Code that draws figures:
---
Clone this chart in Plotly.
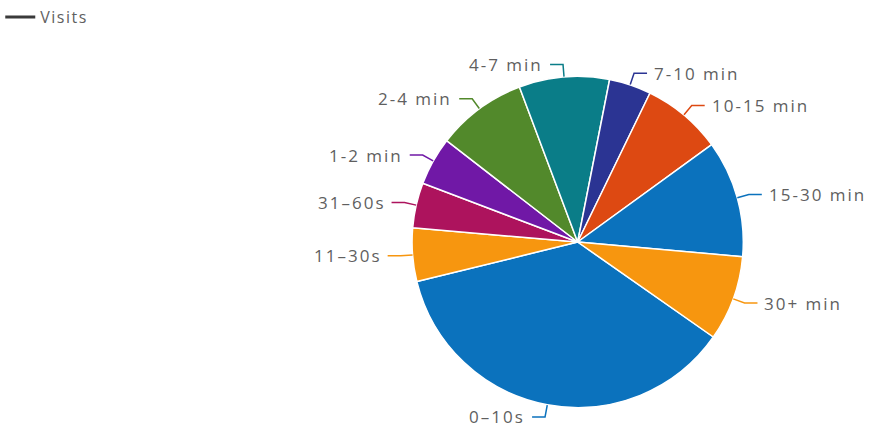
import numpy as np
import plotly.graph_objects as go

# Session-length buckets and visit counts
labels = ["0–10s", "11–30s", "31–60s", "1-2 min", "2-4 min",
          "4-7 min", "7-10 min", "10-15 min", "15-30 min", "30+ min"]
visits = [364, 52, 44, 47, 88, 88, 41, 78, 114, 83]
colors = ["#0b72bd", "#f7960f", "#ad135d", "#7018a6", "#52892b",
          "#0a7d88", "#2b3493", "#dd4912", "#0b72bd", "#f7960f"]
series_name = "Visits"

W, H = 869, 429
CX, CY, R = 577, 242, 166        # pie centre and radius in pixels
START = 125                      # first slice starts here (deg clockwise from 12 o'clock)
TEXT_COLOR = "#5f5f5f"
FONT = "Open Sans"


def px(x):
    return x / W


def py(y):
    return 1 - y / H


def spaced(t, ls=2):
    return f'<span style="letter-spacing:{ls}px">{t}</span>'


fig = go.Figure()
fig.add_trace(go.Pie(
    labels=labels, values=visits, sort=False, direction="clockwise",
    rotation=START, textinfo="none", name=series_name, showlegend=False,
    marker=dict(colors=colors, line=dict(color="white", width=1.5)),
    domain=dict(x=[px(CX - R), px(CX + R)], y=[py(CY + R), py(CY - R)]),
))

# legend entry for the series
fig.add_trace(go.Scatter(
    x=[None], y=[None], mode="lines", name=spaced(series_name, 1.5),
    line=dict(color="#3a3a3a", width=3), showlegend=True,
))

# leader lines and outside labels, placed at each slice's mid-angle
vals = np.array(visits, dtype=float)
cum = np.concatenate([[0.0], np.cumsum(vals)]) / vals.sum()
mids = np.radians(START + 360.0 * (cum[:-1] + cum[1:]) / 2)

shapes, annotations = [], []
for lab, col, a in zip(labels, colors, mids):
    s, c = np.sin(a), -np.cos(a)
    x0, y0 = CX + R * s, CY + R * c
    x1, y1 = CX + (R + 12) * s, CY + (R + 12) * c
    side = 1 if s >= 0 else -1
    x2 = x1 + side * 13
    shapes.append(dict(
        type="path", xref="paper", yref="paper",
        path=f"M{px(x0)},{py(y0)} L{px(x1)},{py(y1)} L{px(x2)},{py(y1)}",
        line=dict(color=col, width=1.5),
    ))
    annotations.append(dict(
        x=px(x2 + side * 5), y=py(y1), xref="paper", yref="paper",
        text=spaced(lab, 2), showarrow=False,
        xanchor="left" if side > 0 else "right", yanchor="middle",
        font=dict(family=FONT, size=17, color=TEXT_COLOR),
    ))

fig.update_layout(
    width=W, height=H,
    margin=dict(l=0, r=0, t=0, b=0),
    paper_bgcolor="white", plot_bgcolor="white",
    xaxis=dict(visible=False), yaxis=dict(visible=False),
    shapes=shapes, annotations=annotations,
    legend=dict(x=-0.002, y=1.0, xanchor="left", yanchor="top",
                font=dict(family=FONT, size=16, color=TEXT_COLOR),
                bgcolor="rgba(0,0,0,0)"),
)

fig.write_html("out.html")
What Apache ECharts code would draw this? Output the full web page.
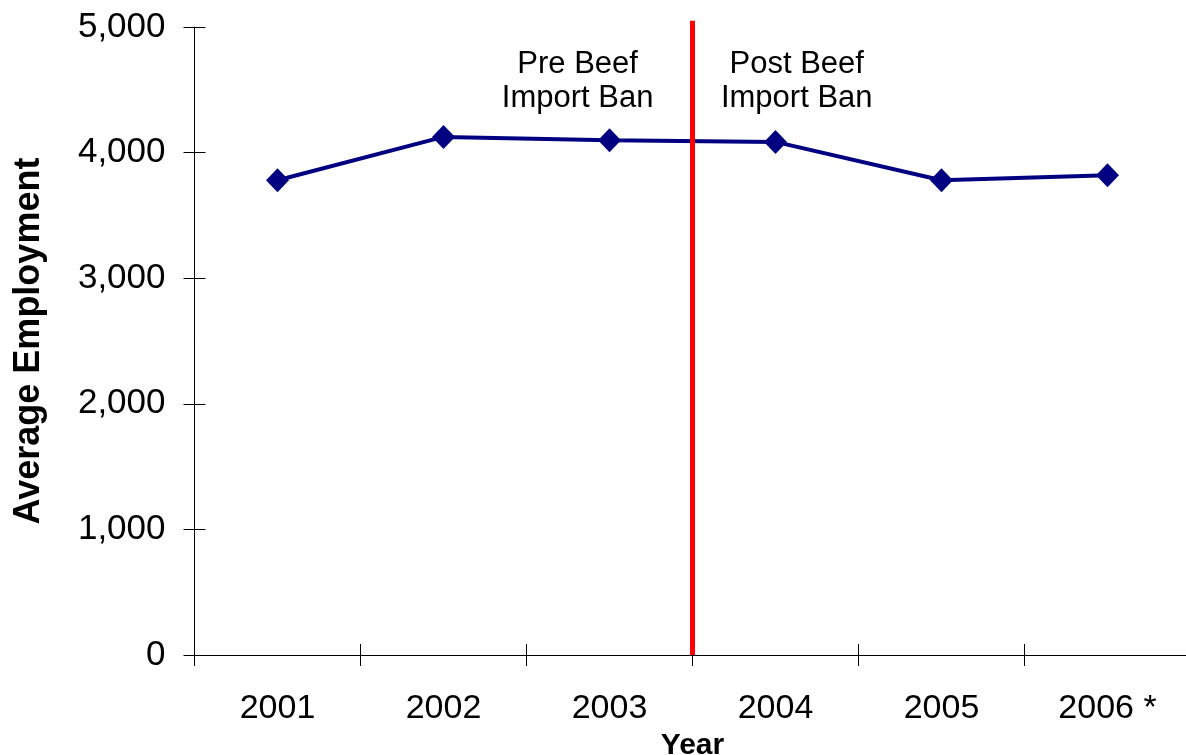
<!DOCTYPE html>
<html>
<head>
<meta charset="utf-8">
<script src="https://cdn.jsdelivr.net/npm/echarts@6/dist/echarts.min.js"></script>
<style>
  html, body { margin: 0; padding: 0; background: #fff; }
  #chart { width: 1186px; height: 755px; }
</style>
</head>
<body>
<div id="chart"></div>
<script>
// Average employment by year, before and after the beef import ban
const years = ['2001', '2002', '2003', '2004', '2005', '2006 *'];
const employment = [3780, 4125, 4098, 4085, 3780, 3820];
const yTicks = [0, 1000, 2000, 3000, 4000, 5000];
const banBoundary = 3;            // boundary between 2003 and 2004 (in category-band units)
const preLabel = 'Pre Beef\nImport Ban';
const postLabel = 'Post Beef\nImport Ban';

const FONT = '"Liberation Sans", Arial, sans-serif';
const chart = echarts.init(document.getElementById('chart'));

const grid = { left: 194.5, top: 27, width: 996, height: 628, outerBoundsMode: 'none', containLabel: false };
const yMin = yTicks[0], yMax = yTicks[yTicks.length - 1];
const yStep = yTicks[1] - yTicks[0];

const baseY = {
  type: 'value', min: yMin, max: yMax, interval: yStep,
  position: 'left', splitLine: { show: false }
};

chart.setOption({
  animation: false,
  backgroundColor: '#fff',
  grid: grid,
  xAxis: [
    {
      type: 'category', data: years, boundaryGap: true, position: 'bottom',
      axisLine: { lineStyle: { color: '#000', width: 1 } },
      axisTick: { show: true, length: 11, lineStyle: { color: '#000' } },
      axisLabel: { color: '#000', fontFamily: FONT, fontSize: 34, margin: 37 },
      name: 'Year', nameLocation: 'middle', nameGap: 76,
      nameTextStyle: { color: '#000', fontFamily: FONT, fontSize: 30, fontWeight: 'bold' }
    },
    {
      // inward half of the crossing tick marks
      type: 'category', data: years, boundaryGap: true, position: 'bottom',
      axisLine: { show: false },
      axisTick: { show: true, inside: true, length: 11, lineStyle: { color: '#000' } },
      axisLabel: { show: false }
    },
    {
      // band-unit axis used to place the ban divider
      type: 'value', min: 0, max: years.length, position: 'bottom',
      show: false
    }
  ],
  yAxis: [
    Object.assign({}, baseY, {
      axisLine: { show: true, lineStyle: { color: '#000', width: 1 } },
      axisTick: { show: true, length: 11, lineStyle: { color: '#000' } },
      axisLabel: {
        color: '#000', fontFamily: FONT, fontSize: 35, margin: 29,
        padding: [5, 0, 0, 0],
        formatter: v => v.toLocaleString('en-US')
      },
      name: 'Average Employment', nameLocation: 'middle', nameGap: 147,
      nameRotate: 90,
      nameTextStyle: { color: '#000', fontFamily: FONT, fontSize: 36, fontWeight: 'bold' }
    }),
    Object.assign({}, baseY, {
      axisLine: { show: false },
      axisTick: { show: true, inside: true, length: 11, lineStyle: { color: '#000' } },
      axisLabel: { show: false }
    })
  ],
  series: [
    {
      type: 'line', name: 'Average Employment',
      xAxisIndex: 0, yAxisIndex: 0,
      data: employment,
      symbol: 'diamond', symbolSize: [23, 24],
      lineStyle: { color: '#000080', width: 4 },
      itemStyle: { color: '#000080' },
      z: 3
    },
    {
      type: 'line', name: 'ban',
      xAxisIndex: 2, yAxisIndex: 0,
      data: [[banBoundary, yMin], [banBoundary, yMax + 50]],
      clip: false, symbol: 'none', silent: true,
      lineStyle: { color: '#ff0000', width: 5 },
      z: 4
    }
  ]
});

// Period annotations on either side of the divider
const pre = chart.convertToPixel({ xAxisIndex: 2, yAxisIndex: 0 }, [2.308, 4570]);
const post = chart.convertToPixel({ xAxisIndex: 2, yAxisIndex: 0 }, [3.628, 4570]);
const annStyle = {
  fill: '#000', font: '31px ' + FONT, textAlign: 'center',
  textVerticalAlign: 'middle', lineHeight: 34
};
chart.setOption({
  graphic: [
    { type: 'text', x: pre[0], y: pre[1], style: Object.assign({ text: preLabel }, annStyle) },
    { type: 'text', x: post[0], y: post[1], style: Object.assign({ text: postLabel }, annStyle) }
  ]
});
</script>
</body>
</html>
---
Repeat each entry above word for word, leaving every picture out.

Exercise answer:
Clone this chart in Plotly.
import numpy as np
import plotly.graph_objects as go

# Session-length buckets and visit counts
labels = ["0–10s", "11–30s", "31–60s", "1-2 min", "2-4 min",
          "4-7 min", "7-10 min", "10-15 min", "15-30 min", "30+ min"]
visits = [364, 52, 44, 47, 88, 88, 41, 78, 114, 83]
colors = ["#0b72bd", "#f7960f", "#ad135d", "#7018a6", "#52892b",
          "#0a7d88", "#2b3493", "#dd4912", "#0b72bd", "#f7960f"]
series_name = "Visits"

W, H = 869, 429
CX, CY, R = 577, 242, 166        # pie centre and radius in pixels
START = 125                      # first slice starts here (deg clockwise from 12 o'clock)
TEXT_COLOR = "#5f5f5f"
FONT = "Open Sans"


def px(x):
    return x / W


def py(y):
    return 1 - y / H


def spaced(t, ls=2):
    return f'<span style="letter-spacing:{ls}px">{t}</span>'


fig = go.Figure()
fig.add_trace(go.Pie(
    labels=labels, values=visits, sort=False, direction="clockwise",
    rotation=START, textinfo="none", name=series_name, showlegend=False,
    marker=dict(colors=colors, line=dict(color="white", width=1.5)),
    domain=dict(x=[px(CX - R), px(CX + R)], y=[py(CY + R), py(CY - R)]),
))

# legend entry for the series
fig.add_trace(go.Scatter(
    x=[None], y=[None], mode="lines", name=spaced(series_name, 1.5),
    line=dict(color="#3a3a3a", width=3), showlegend=True,
))

# leader lines and outside labels, placed at each slice's mid-angle
vals = np.array(visits, dtype=float)
cum = np.concatenate([[0.0], np.cumsum(vals)]) / vals.sum()
mids = np.radians(START + 360.0 * (cum[:-1] + cum[1:]) / 2)

shapes, annotations = [], []
for lab, col, a in zip(labels, colors, mids):
    s, c = np.sin(a), -np.cos(a)
    x0, y0 = CX + R * s, CY + R * c
    x1, y1 = CX + (R + 12) * s, CY + (R + 12) * c
    side = 1 if s >= 0 else -1
    x2 = x1 + side * 13
    shapes.append(dict(
        type="path", xref="paper", yref="paper",
        path=f"M{px(x0)},{py(y0)} L{px(x1)},{py(y1)} L{px(x2)},{py(y1)}",
        line=dict(color=col, width=1.5),
    ))
    annotations.append(dict(
        x=px(x2 + side * 5), y=py(y1), xref="paper", yref="paper",
        text=spaced(lab, 2), showarrow=False,
        xanchor="left" if side > 0 else "right", yanchor="middle",
        font=dict(family=FONT, size=17, color=TEXT_COLOR),
    ))

fig.update_layout(
    width=W, height=H,
    margin=dict(l=0, r=0, t=0, b=0),
    paper_bgcolor="white", plot_bgcolor="white",
    xaxis=dict(visible=False), yaxis=dict(visible=False),
    shapes=shapes, annotations=annotations,
    legend=dict(x=-0.002, y=1.0, xanchor="left", yanchor="top",
                font=dict(family=FONT, size=16, color=TEXT_COLOR),
                bgcolor="rgba(0,0,0,0)"),
)

fig.write_html("out.html")
What Apache ECharts code would draw this? Output the full web page.
<!DOCTYPE html>
<html>
<head>
<meta charset="utf-8">
<script src="https://cdn.jsdelivr.net/npm/echarts@6/dist/echarts.min.js"></script>
<style>
  html, body { margin: 0; padding: 0; background: #fff; }
  #chart { width: 1186px; height: 755px; }
</style>
</head>
<body>
<div id="chart"></div>
<script>
// Average employment by year, before and after the beef import ban
const years = ['2001', '2002', '2003', '2004', '2005', '2006 *'];
const employment = [3780, 4125, 4098, 4085, 3780, 3820];
const yTicks = [0, 1000, 2000, 3000, 4000, 5000];
const banBoundary = 3;            // boundary between 2003 and 2004 (in category-band units)
const preLabel = 'Pre Beef\nImport Ban';
const postLabel = 'Post Beef\nImport Ban';

const FONT = '"Liberation Sans", Arial, sans-serif';
const chart = echarts.init(document.getElementById('chart'));

const grid = { left: 194.5, top: 27, width: 996, height: 628, outerBoundsMode: 'none', containLabel: false };
const yMin = yTicks[0], yMax = yTicks[yTicks.length - 1];
const yStep = yTicks[1] - yTicks[0];

const baseY = {
  type: 'value', min: yMin, max: yMax, interval: yStep,
  position: 'left', splitLine: { show: false }
};

chart.setOption({
  animation: false,
  backgroundColor: '#fff',
  grid: grid,
  xAxis: [
    {
      type: 'category', data: years, boundaryGap: true, position: 'bottom',
      axisLine: { lineStyle: { color: '#000', width: 1 } },
      axisTick: { show: true, length: 11, lineStyle: { color: '#000' } },
      axisLabel: { color: '#000', fontFamily: FONT, fontSize: 34, margin: 37 },
      name: 'Year', nameLocation: 'middle', nameGap: 76,
      nameTextStyle: { color: '#000', fontFamily: FONT, fontSize: 30, fontWeight: 'bold' }
    },
    {
      // inward half of the crossing tick marks
      type: 'category', data: years, boundaryGap: true, position: 'bottom',
      axisLine: { show: false },
      axisTick: { show: true, inside: true, length: 11, lineStyle: { color: '#000' } },
      axisLabel: { show: false }
    },
    {
      // band-unit axis used to place the ban divider
      type: 'value', min: 0, max: years.length, position: 'bottom',
      show: false
    }
  ],
  yAxis: [
    Object.assign({}, baseY, {
      axisLine: { show: true, lineStyle: { color: '#000', width: 1 } },
      axisTick: { show: true, length: 11, lineStyle: { color: '#000' } },
      axisLabel: {
        color: '#000', fontFamily: FONT, fontSize: 35, margin: 29,
        padding: [5, 0, 0, 0],
        formatter: v => v.toLocaleString('en-US')
      },
      name: 'Average Employment', nameLocation: 'middle', nameGap: 147,
      nameRotate: 90,
      nameTextStyle: { color: '#000', fontFamily: FONT, fontSize: 36, fontWeight: 'bold' }
    }),
    Object.assign({}, baseY, {
      axisLine: { show: false },
      axisTick: { show: true, inside: true, length: 11, lineStyle: { color: '#000' } },
      axisLabel: { show: false }
    })
  ],
  series: [
    {
      type: 'line', name: 'Average Employment',
      xAxisIndex: 0, yAxisIndex: 0,
      data: employment,
      symbol: 'diamond', symbolSize: [23, 24],
      lineStyle: { color: '#000080', width: 4 },
      itemStyle: { color: '#000080' },
      z: 3
    },
    {
      type: 'line', name: 'ban',
      xAxisIndex: 2, yAxisIndex: 0,
      data: [[banBoundary, yMin], [banBoundary, yMax + 50]],
      clip: false, symbol: 'none', silent: true,
      lineStyle: { color: '#ff0000', width: 5 },
      z: 4
    }
  ]
});

// Period annotations on either side of the divider
const pre = chart.convertToPixel({ xAxisIndex: 2, yAxisIndex: 0 }, [2.308, 4570]);
const post = chart.convertToPixel({ xAxisIndex: 2, yAxisIndex: 0 }, [3.628, 4570]);
const annStyle = {
  fill: '#000', font: '31px ' + FONT, textAlign: 'center',
  textVerticalAlign: 'middle', lineHeight: 34
};
chart.setOption({
  graphic: [
    { type: 'text', x: pre[0], y: pre[1], style: Object.assign({ text: preLabel }, annStyle) },
    { type: 'text', x: post[0], y: post[1], style: Object.assign({ text: postLabel }, annStyle) }
  ]
});
</script>
</body>
</html>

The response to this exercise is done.